Fitch Sees N. America as Bright Spot in Gloomy 2023 Steel Outlook

North America could be a bright spot in the global steel industry in a mostly gloomy outlook for 2023, according to a report from Fitch Ratings.

decisionThe report said that in some markets, “including North America, India, Turkey and Brazil, sentiment remains more positive than our mid-cycle assumptions.”

Reasons cited included benefits from protectionist trade measures, government support for infrastructure spending, and cost advantages in some markets.

Additionally, US steel consumption is expected to increase.

Fitch said it sees incremental growth in steel consumption in 2023 in markets such as India, southeast Asia and the US.

In a separate note Wednesday, Fitch spoke more specifically about the US market. The ratings agency believes US Midwest hot-rolled coil prices will, on average, remain significantly lower than in the first half of 2022, although moderately above historical averages and at a relatively healthy level for domestic producers.

Overall, Fitch expects that the global steel sector will not fully recover in 2023 from the supply-demand shift in favor of end markets caused by reduced consumption in the second half of 2022.

“We expect materially lower earnings for steelmakers as the global economic slowdown has ended the period of exceptionally high prices supported by post-pandemic pent-up demand.”

Steel markets will normalize in 2023, the report said, with volumes broadly similar to 2021 levels, excluding China.

The Asian nation’s production slowdown is expected to hit global production.

“We expect global steel consumption to shrink by 60–65 million metric tons in 2022, with capacity utilization dropping from 80% to 77%,” Fitch said.

China’s targeted reduction of steel production will account for 20–30 million metric tons of this, the report said, with the rest coming from demand destruction outside China.
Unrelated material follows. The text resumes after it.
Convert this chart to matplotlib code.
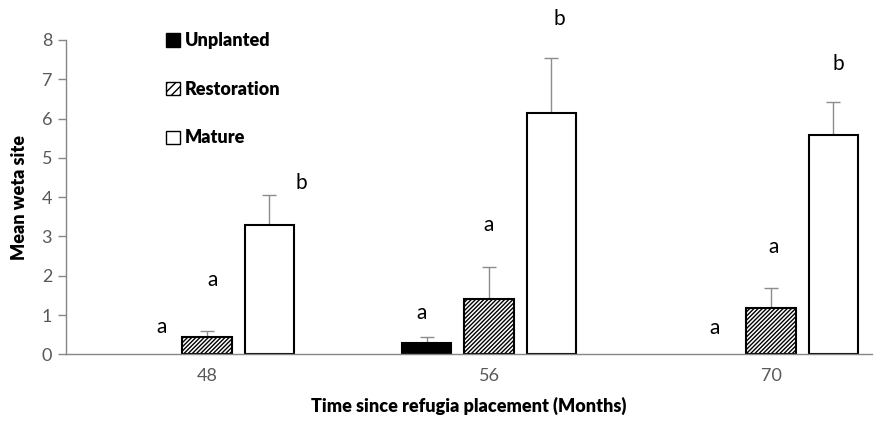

As for Europe, prospects for steel companies remain gloomy due to high and volatile energy costs, the looming recession, waning consumer confidence, and the greater need to redesign supply chains for the steel sector and possibly its end markets, Fitch said.

Factors affecting short-term supply and demand include issues with the Chinese property market and the timing of lockdown easing in the country, Fitch noted.

Additionally, geopolitical issues from the war in Ukraine, the US-China trade relationship or a potential escalation of China-Taiwan tensions, and evolving protectionist measures in major economies, could shift the market, the report said.